The evening’s entertainment was provided by an exuberant, friendly kitten we dubbed Zorro-Cat after his first appearance with a dynamic flourish at the rear window bounding onto the spare wheel.

After another day spent travelling mostly through Istanbul (we crossed out of Europe by ferry across the Bosphorus), we camped off road and off tracks on a hill with some goats. This set the pattern for much of our travels since, as we have tended to alternate a day on a camp site with a couple in the wilds. Katya seems good at finding the right sort of area, and we together have picked out some beautiful places to spend our evenings and wake up to. I am only half suspicious that she picks long winding dirt-tracks so she can get to practice driving, but its all good for me as I get to be a passenger and look at the scenery.
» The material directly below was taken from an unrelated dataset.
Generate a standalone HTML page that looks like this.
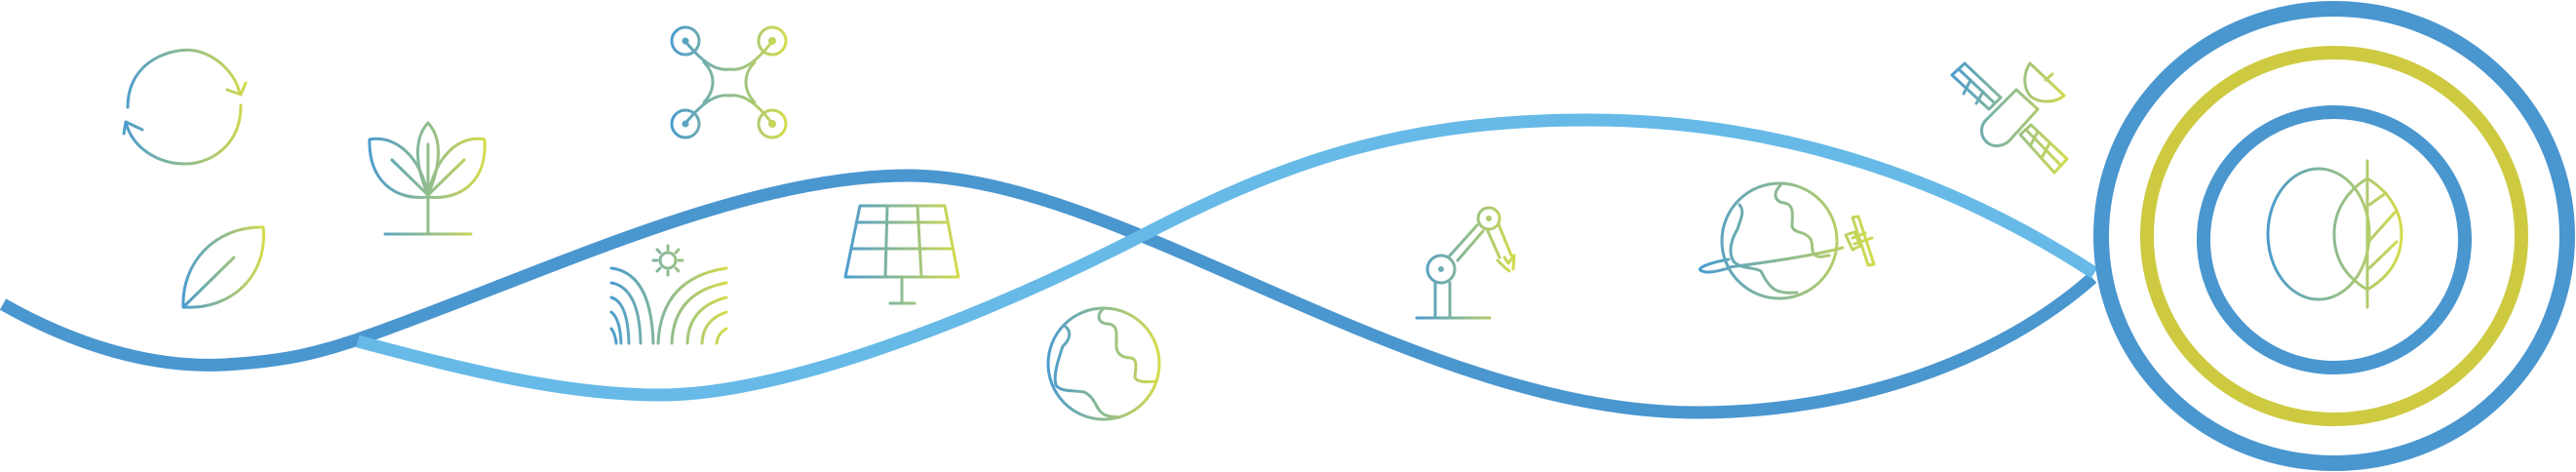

We visited Bursa, Çanakkale, the ruins of Troy and various ancient sites along the coast. We spent a day just vegging in the sun by the sea. We got on each others nerves, we got baked on the long road as we headed inland and stuck to our seats and were invaded by flies the minute we stopped anywhere. We camped by the roadside outside a mountain village and met lots of friendly locals – including Ufuk and Burhan who brought us watermelon and lemonade and joined us for a good conversation and some food, even though we didn’t speak the same language. We met some overfriendly locals, whose written note to Katana after 5 minutes of non-communication (translated by google as ‘you are so good – so beautiful’), blown kisses, and unrefusable wish to show us some remote springs in the mountains had us making excuses and running away to Pammukale.  There we walked barefoot in the ‘Cotton Palace’ calcite formations before heading further East, lunching by salt lakes and sunken volcano craters. We camped by mountain streams and took refreshingly freezing morning showers, got stuck in village traffic jams of motorised fully laden cherry carts – and now we are at the end of our Turkish adventure. Subject, of course, to tomorrow going to plan…

Katana here taking over for my additional impressions on the last few days. As far as veganism goes, I think the concept of not eating animals is understood here better than how most Westerners imagine. When we have communicated to various people that we do not consume animals, it was understood without any questions. One person even said “So? We have vegetables!” as if the suggestion that they might not have non-meat things was absurd. The other side of that is, people know exactly what consuming animals entails: it is impossible not to come in contact with animals alive, animal abuse, and animal carcasses and various bits of actual animal bodies lying around in shops. I think in a lot of ways Westernised culture has desensitised people to view meat as just a packaged “food” rather than once alive being. We saw cows and sheep grazing happily in fields, and then we saw a cow being driven to slaughter. I also accidentally saw three or four skinless sheep carcasses being hosed down right on the street.

As for the “female traveller” part that everybody always talks about when Middle East is the destination, I have mixed views. Unfortunately, I am viewed as a rarity, an easy target, I am constantly gawked at on the streets walking or when we are driving, and the incident with the note was also very upsetting. I do feel that a certain part of my freedom is restricted, but after a particularly low point I decided that I just don’t care. In some ways, it is what it is. On the other hand, I have found most Turkish people particularly friendly and welcoming, and also very polite and willing to chat even when there is no common language. The positive aspects of this huge and varied country far outweigh the negatives!